Construction of a quality assurance and measurement framework for software projects

Horgan, Gerard (2000) Construction of a quality assurance and measurement framework for software projects. (PhD thesis), Kingston University, .


The way in which quality is modelled within an organisation has typically followed either a fixed-model or a tailorable approach. Fixed-model techniques suffer the disadvantage of inflexibility to local environments, since, the parameters of these models cannot be changed by users or designers to reflect their own views. The tailorable approaches tend to preclude cross-project comparisons. In addition, both techniques lack comprehensive guidelines for building quality into a software product, and lack the ability to resolve conflicts where individuals disagree about the model parameters. In this work, the construction of a new approach is described which overcomes these deficiencies. Since metrics and metric measurement is an important component of quality models, common metrics and measurement techniques are identified, before the construction and evaluation of the new quality modelling approach is presented.
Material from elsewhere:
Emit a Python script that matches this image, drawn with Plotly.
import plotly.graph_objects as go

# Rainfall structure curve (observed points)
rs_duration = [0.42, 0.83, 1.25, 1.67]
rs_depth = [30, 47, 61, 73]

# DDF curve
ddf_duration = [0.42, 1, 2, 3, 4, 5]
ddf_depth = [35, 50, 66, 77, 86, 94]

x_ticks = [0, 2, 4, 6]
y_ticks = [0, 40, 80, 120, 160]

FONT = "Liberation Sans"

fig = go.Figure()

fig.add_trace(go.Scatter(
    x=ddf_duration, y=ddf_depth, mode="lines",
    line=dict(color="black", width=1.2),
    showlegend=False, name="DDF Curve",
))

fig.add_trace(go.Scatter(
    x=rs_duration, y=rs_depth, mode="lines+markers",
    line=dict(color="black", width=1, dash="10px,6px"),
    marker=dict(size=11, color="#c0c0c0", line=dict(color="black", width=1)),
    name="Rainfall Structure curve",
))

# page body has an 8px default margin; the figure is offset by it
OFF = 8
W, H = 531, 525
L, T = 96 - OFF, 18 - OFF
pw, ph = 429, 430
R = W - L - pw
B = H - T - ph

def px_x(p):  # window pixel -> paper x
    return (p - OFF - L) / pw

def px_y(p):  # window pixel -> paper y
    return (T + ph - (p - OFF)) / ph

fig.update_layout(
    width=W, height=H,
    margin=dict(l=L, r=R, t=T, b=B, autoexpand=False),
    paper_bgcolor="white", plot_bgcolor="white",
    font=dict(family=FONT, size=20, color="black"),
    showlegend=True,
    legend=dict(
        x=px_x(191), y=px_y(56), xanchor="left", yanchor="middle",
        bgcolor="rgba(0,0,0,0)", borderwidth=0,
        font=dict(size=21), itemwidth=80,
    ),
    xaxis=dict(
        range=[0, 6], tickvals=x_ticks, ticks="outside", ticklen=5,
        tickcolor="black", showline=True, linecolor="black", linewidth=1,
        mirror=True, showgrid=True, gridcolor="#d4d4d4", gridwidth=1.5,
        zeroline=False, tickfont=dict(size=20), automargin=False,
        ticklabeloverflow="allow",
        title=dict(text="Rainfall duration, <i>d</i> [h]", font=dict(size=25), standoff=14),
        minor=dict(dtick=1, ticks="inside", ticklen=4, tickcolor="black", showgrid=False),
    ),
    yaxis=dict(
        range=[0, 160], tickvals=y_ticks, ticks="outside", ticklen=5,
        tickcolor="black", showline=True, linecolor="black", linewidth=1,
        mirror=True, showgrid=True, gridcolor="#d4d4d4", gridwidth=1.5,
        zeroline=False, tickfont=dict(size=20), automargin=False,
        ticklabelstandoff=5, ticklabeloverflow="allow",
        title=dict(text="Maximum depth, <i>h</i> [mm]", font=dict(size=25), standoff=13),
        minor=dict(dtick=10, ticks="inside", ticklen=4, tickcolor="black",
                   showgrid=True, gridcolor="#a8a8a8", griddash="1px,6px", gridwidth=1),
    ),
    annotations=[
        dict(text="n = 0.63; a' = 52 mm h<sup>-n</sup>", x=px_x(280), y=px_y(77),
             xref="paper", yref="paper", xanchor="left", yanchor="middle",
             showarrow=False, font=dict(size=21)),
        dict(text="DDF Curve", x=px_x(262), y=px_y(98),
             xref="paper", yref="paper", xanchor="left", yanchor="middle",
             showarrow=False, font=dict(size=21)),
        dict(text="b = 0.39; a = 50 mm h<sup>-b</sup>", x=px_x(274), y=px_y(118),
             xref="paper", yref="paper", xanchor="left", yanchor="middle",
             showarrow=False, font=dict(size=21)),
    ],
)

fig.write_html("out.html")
A common metric is software size, measurement of which can be performed by use of the Function Point Analysis (FPA) technique. The weighting and adjustment factors of the traditional FPA approach are simplified here, to produce a new estimation technique which can be used at early stages in the development lifecycle. The new model is validated against two project datasets, and the results show a good degree of accuracy when estimating the FPA count, although a lower performance is achieved when estimating actual effort. The major component of this thesis is the construction of the new quality modelling approach, that enables local requirements tailoring whilst providing the ability to perform cross-project comparisons. Unlike existing techniques, comprehensive conflict resolution mechanisms are incorporated, and it is shown that the approach can be used to measure different software entities, allowing direct comparisons between measurements and thus producing more consistent results. The implementation consists of the construction of a software tool supporting the new methodology, and use of both this tool and the technique on real projects at a large financial organisation. The validation of the approach is performed against a list of requirements for a good quality model, and from feedback both from use on the projects and from a questionnaire survey.